## [Source data]
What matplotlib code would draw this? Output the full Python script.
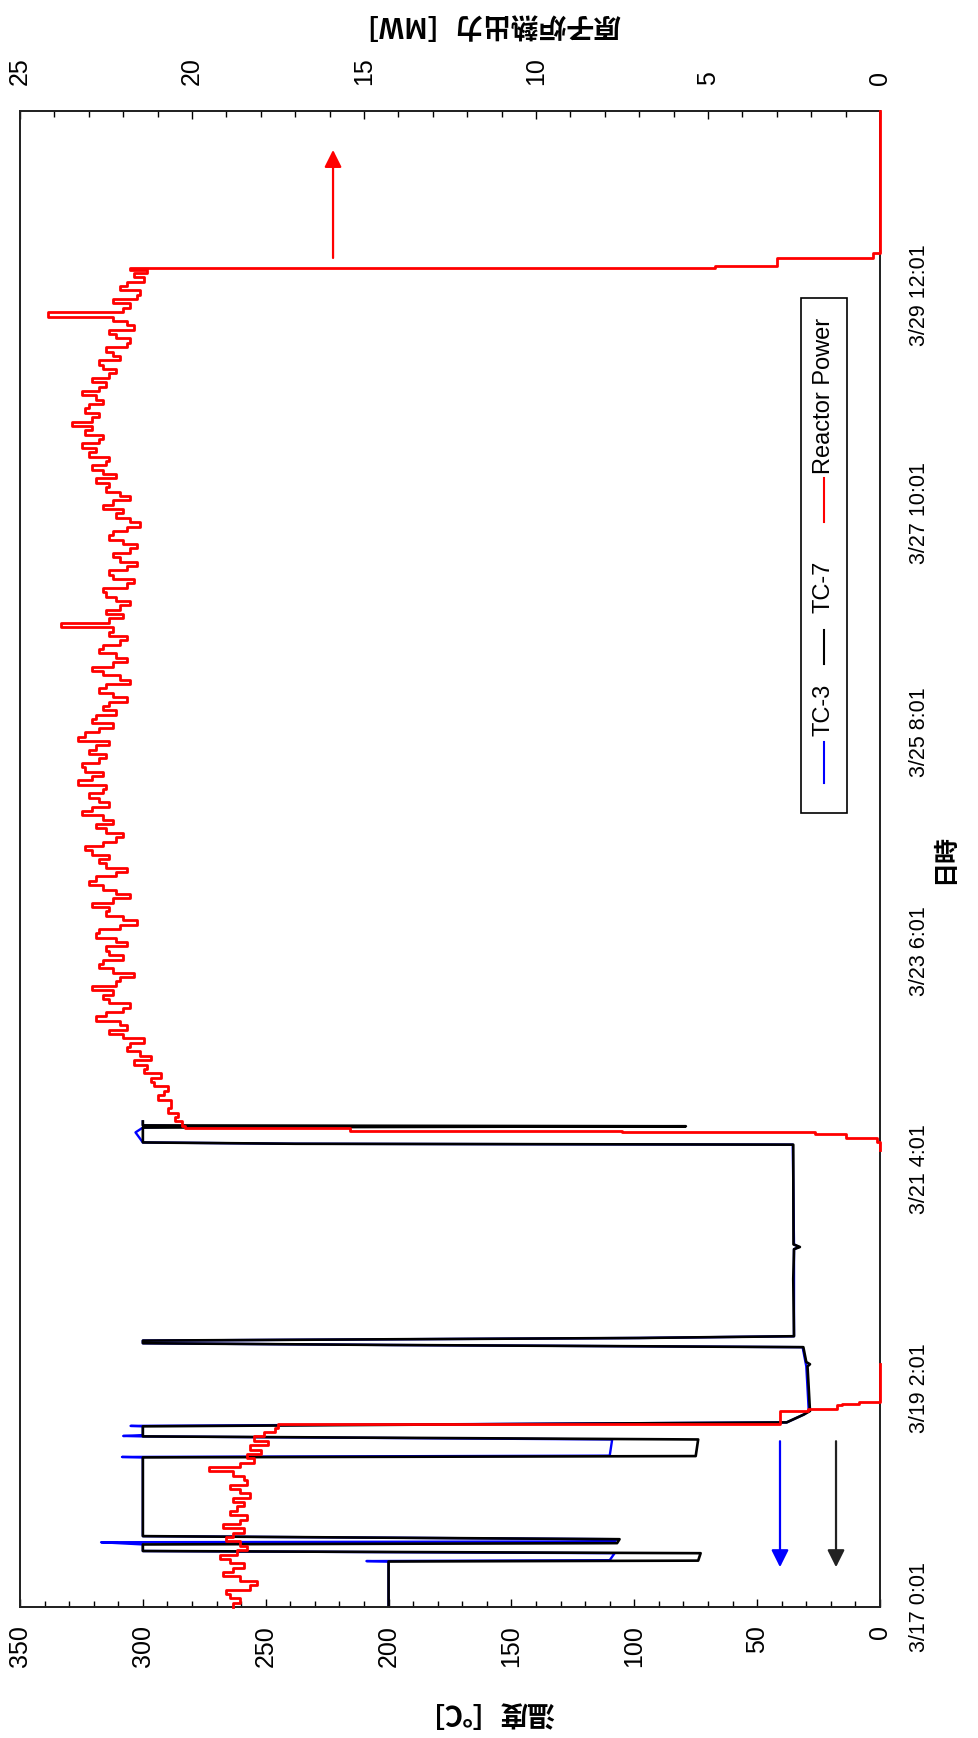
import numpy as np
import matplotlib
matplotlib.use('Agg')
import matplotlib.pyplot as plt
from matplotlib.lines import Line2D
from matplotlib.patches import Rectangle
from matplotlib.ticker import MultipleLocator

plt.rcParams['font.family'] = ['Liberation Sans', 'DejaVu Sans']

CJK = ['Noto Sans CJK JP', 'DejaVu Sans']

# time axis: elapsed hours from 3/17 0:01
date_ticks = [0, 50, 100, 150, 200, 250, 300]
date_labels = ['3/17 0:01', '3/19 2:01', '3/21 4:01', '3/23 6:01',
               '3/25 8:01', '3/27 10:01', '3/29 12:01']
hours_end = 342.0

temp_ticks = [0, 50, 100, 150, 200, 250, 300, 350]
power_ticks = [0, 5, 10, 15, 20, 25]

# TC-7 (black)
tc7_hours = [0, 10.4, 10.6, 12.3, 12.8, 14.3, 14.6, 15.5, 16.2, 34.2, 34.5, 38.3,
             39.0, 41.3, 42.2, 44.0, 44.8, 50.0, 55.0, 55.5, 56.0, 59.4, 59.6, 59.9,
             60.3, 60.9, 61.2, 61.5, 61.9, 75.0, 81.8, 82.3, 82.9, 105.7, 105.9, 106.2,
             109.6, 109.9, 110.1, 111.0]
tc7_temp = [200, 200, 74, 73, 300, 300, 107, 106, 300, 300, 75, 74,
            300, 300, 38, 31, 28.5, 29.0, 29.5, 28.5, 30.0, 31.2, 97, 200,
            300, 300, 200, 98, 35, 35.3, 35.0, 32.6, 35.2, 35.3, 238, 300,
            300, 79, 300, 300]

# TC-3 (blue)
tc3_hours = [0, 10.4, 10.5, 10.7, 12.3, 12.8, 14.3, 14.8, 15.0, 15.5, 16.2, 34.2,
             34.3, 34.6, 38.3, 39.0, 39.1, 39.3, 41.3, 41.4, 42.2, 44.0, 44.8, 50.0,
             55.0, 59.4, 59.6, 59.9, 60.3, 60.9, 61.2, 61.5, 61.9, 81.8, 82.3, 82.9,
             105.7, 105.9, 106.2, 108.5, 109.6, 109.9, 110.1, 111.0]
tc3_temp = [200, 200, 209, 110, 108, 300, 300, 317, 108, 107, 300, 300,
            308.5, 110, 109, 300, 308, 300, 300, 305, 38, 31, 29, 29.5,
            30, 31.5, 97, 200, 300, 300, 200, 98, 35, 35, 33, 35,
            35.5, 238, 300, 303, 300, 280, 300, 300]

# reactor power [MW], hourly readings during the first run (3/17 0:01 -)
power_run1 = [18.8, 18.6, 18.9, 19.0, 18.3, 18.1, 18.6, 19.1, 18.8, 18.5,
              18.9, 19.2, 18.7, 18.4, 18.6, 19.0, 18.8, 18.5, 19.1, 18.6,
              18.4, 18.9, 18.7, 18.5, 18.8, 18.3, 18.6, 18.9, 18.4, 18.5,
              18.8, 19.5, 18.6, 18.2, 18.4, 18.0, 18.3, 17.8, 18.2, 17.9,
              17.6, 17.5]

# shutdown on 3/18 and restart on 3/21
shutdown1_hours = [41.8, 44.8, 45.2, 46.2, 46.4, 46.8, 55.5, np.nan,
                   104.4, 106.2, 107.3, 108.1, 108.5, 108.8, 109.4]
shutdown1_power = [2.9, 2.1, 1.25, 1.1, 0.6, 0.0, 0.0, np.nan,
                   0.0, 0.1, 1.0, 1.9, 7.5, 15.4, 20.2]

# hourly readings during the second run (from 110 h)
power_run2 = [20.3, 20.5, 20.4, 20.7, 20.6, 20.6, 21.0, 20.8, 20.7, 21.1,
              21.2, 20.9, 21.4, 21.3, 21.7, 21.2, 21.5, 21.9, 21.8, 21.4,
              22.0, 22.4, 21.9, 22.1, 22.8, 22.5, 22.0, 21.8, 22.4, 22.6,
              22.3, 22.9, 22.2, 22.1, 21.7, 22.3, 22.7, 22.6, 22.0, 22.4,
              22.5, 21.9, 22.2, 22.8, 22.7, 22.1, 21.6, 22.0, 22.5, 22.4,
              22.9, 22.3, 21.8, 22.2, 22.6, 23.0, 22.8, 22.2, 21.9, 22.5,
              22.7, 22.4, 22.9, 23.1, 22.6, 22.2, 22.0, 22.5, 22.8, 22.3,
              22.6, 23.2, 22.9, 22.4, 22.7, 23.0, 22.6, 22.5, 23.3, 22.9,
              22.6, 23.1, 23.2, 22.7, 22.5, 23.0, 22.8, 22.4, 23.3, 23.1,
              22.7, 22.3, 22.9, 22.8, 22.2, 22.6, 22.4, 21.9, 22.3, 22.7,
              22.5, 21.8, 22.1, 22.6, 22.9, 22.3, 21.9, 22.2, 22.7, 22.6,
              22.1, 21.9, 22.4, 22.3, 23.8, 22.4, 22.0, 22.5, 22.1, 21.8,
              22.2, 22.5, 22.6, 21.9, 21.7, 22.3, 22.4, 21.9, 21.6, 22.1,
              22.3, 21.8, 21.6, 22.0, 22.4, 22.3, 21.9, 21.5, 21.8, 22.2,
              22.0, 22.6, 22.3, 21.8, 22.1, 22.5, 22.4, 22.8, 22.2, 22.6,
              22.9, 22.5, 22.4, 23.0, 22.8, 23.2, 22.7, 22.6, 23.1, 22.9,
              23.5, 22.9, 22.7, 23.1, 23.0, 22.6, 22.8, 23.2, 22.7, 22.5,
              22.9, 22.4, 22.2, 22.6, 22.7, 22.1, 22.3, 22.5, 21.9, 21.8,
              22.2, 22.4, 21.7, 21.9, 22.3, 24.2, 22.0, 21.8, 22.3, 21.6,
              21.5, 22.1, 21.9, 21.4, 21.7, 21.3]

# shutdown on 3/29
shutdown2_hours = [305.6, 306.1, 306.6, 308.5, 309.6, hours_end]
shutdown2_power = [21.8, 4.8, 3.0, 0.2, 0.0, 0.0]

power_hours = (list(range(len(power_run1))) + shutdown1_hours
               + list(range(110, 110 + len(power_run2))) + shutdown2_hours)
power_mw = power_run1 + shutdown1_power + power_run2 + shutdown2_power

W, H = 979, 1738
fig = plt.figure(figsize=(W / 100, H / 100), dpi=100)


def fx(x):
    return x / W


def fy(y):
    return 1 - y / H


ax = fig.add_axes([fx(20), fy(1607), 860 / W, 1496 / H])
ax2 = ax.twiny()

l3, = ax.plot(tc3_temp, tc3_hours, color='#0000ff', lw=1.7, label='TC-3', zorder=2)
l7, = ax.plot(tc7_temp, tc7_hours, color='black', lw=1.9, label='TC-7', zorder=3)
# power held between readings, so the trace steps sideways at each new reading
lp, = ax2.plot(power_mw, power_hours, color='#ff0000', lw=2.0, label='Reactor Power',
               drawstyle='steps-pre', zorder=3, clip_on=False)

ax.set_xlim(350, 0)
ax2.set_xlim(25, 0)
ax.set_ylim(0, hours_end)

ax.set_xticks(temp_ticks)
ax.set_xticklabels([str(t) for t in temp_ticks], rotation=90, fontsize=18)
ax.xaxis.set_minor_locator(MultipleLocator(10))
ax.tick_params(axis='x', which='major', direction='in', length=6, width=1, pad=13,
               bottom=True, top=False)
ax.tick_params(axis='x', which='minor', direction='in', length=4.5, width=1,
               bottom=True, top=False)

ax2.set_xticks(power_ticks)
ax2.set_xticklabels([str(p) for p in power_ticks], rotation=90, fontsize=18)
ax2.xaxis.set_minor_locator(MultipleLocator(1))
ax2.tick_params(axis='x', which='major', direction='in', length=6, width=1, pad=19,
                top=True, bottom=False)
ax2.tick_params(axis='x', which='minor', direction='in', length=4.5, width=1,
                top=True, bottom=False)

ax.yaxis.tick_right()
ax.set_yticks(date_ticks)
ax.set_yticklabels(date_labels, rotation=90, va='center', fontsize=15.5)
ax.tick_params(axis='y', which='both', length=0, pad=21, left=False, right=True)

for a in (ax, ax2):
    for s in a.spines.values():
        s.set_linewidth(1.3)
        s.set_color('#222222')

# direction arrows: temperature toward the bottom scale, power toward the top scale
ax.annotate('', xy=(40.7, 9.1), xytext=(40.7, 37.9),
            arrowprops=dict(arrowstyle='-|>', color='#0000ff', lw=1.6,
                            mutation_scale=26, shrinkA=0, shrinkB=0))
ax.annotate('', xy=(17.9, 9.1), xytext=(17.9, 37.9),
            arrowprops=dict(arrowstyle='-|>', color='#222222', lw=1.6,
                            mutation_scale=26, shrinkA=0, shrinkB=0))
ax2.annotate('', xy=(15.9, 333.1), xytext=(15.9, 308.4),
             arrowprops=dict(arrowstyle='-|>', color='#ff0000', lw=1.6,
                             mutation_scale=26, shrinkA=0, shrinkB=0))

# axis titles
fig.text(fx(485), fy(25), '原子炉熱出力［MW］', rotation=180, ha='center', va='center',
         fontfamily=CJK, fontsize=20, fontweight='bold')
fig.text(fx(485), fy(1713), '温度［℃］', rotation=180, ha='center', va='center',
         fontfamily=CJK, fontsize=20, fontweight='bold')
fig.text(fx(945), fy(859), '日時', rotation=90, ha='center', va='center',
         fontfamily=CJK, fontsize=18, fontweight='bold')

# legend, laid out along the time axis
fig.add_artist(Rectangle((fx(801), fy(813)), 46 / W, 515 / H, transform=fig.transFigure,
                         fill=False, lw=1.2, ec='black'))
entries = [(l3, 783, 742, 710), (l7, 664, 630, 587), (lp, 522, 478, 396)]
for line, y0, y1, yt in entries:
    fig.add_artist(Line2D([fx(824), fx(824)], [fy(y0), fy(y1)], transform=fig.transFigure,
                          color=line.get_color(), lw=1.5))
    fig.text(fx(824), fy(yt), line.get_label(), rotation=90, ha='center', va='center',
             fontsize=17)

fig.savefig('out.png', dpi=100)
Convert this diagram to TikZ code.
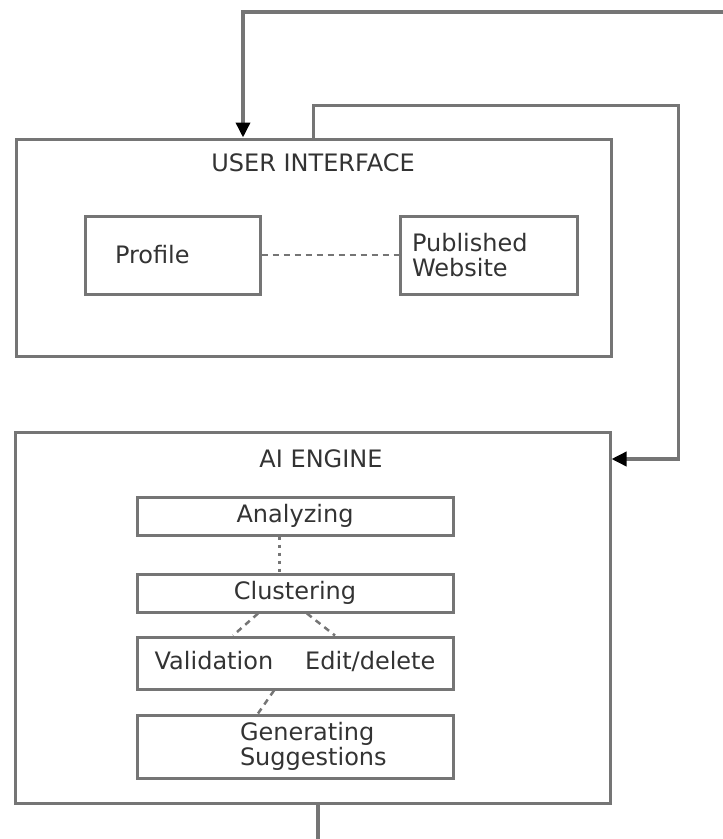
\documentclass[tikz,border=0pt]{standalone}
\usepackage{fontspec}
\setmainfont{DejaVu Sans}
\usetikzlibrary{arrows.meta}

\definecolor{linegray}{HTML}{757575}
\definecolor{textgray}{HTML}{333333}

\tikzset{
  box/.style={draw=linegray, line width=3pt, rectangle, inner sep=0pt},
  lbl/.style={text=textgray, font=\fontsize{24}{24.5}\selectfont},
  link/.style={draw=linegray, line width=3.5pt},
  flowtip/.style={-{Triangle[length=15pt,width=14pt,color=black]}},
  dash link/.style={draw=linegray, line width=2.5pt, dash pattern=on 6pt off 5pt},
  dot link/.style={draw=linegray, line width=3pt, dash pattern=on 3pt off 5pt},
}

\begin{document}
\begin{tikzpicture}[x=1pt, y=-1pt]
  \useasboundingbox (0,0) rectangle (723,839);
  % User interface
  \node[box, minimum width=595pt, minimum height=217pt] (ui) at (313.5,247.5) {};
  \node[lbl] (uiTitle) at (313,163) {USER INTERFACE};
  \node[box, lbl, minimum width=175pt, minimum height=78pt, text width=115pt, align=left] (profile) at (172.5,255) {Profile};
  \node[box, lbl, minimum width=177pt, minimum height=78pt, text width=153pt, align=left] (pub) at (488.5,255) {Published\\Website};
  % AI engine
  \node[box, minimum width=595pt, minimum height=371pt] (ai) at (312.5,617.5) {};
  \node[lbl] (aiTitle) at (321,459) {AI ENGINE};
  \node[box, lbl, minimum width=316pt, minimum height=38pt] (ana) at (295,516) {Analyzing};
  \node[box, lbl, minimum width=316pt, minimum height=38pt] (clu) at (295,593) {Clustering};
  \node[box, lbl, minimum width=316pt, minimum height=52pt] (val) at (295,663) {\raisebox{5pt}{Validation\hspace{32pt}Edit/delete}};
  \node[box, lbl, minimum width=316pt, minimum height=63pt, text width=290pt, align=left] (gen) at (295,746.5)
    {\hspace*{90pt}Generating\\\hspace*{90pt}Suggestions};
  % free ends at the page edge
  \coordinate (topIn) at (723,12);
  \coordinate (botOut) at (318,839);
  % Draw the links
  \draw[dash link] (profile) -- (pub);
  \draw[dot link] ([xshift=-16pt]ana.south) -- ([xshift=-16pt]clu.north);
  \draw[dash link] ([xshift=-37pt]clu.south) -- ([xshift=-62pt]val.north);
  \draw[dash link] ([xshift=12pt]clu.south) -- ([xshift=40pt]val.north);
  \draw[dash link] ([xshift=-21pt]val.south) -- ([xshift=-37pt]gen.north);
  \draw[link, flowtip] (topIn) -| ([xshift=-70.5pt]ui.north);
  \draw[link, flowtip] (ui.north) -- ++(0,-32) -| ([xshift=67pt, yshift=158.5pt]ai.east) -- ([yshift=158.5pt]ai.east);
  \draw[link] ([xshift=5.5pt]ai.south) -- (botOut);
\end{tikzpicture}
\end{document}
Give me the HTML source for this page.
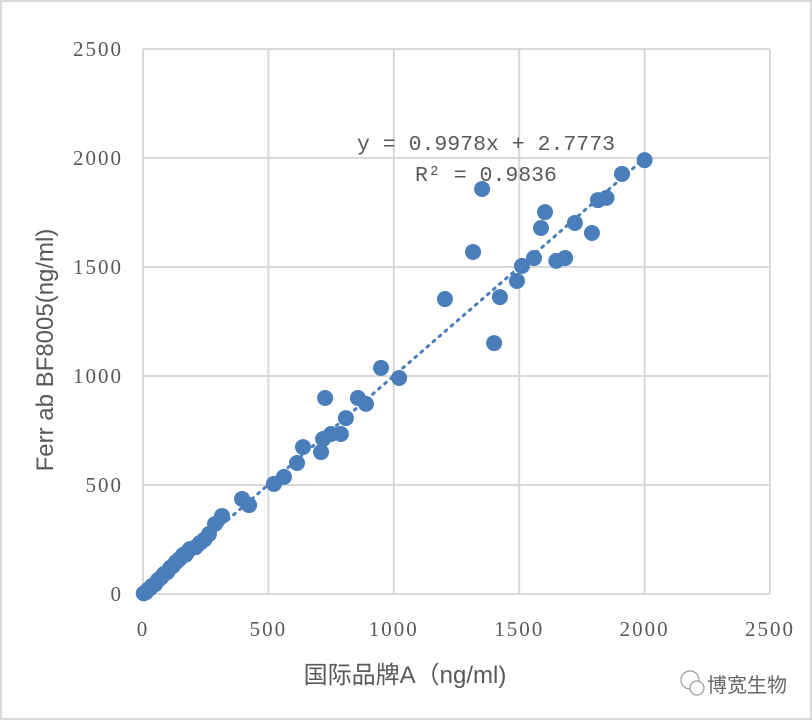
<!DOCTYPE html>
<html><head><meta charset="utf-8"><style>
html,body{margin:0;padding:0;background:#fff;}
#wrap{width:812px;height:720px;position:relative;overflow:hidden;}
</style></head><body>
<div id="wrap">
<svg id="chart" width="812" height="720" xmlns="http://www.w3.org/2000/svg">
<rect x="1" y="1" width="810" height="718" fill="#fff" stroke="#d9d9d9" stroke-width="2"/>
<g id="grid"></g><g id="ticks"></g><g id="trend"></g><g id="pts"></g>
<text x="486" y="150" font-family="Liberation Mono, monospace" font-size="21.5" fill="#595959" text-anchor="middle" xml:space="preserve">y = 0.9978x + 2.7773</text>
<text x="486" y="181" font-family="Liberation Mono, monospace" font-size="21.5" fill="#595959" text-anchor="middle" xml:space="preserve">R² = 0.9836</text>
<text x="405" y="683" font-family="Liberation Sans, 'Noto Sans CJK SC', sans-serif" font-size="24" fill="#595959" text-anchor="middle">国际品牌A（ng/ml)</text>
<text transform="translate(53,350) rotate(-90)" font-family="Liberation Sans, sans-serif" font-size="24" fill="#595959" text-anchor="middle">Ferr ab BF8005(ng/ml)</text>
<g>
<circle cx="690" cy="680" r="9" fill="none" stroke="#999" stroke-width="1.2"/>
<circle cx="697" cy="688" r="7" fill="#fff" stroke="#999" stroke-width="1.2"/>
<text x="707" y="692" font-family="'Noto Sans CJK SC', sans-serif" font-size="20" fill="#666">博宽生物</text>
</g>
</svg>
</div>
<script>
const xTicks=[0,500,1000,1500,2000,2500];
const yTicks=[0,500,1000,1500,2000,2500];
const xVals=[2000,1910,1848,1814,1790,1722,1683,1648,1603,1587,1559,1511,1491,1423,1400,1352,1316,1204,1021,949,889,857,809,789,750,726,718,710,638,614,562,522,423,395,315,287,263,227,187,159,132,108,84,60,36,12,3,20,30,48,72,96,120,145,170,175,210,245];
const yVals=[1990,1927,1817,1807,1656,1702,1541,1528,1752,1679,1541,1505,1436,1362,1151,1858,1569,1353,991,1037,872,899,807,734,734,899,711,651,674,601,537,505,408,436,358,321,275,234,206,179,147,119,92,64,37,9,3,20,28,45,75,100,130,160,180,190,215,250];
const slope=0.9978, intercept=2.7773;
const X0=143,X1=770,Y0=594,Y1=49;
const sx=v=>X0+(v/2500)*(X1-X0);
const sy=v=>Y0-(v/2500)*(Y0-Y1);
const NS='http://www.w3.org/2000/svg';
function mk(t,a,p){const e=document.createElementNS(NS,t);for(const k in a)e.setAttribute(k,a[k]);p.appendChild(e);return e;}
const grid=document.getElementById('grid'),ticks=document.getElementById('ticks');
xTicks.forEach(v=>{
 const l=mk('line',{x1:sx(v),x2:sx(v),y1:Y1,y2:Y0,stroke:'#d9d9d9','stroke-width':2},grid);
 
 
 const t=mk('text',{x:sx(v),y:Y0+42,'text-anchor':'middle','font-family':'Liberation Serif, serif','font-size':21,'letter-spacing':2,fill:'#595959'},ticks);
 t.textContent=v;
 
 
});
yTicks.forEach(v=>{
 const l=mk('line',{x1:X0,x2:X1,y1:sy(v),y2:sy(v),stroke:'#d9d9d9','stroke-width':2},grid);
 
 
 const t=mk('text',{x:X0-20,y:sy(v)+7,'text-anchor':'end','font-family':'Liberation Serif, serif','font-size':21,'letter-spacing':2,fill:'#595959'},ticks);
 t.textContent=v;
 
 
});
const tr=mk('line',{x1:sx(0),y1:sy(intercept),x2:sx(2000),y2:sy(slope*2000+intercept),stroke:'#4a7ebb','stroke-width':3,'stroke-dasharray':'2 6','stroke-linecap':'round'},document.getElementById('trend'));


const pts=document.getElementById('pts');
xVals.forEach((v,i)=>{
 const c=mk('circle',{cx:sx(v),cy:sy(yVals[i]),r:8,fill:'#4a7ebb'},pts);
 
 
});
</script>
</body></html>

## [Written request]
Skip every picture and return the lines above from the top through the one that contains "CJK = ['Noto Sans CJK JP', 'DejaVu Sans']".

## [Expected answer]
What matplotlib code would draw this? Output the full Python script.
import numpy as np
import matplotlib
matplotlib.use('Agg')
import matplotlib.pyplot as plt
from matplotlib.lines import Line2D
from matplotlib.patches import Rectangle
from matplotlib.ticker import MultipleLocator

plt.rcParams['font.family'] = ['Liberation Sans', 'DejaVu Sans']

CJK = ['Noto Sans CJK JP', 'DejaVu Sans']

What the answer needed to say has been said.